For the most part, the Tribunal considers cases to determine the validity under Church law and doctrine of marriages that have ended in divorce. The archbishop will also appoint a “chancellor” who will oversee the records and administrative functions of the “chancery” or central offices of the archdiocese, developing policies and procedures for personnel, financial matters, safe environment, and other important subjects. These new policies and procedures will probably incorporate some of those adopted by the previous archdiocese and diocese, but the opportunity may also be taken to introduce needed improvements.

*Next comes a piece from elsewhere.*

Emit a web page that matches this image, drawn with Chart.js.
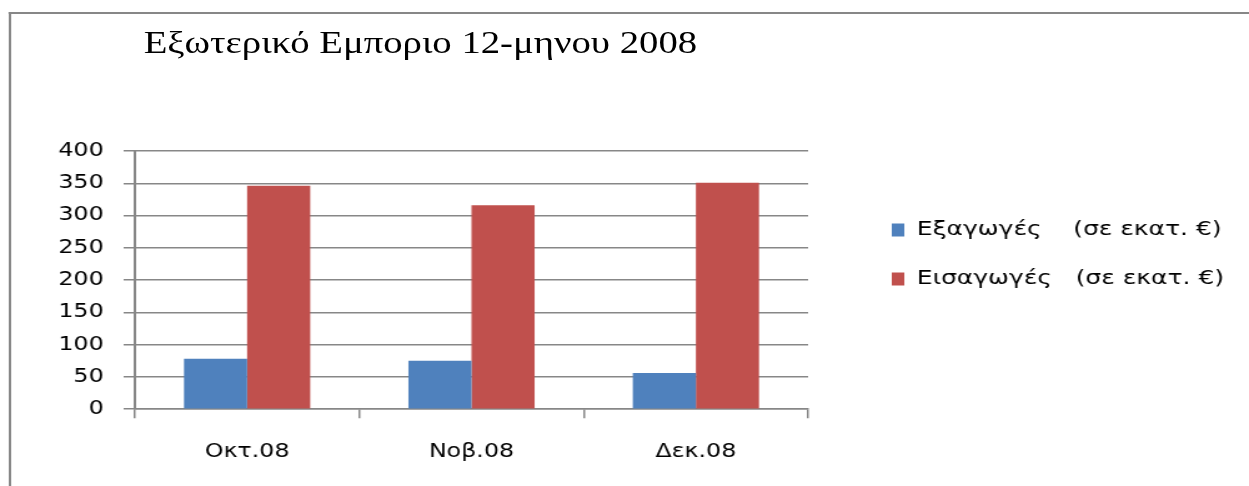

There are also some required councils that the archbishop will establish for the new archdiocese, in order to assist and advise him on a wide range of issues. One of these will be the Presbyteral Council, a group of priests that will regularly discuss matters of importance to the people of the archdiocese. From the Presbyteral Council, certain members will be selected by the archbishop to form a College of Consultors, whom the archbishop must consult on certain important matters. The College of Consultors would also have a special responsibility to govern the archdiocese if the archbishop’s office became vacant. The archbishop will also appoint a Finance Council for the new archdiocese, which will advise him on a wide range of matters having to do with the Church’s material resources, including the establishment of the archdiocesan budget. He will also appoint a Review Board for the Protection of Minors and Vulnerable Adults to advise him on the prevention of sexual abuse and help investigate allegations of sexual misconduct in the ministries of the archdiocese. Each of these groups will probably include some members of the equivalent councils and boards of the former dioceses that they will replace.
What will the crest or coat of arms of the new archdiocese look like?
Archbishop-designate Bellisario has chosen the following design for the crest or coat of arms of the new Archdiocese of Anchorage-Juneau.
The new design includes elements from the crests of the previous dioceses. The horizontal line in the middle represents the horizon separating the earth from the heavens, and the wavy lines at the bottom, taken from the Juneau crest, represent the water under the dome of the sky. All of these represent the beauty of creation in the archdiocese, first inhabited by the Native peoples of Alaska. The elements above the horizon line are also taken from the Juneau crest. The constellation of the Great Bear with the North Star recalls the Alaska flag and represents the State of Alaska. The North Star, which has guided and inspired Alaskans from the earliest days, also represents the Blessed Virgin Mary, “Star of the Sea.” The crescent moon represents the Nativity of the Blessed Virgin Mary and the first and oldest Catholic Cathedral in Alaska, located in the Capital City of Juneau. The triple-pronged anchor, taken from the crest of the Archdiocese of Anchorage, represents the virtue of hope, the Holy Trinity, and the Municipality of Anchorage, the largest in Alaska.
I hope this answers some of the questions you might have about the transition taking place in the Catholic Church of Southern Alaska. Let us all pray that, as we come together as God’s people in this vast region of ours, we might grow in the love and service of God and of one another.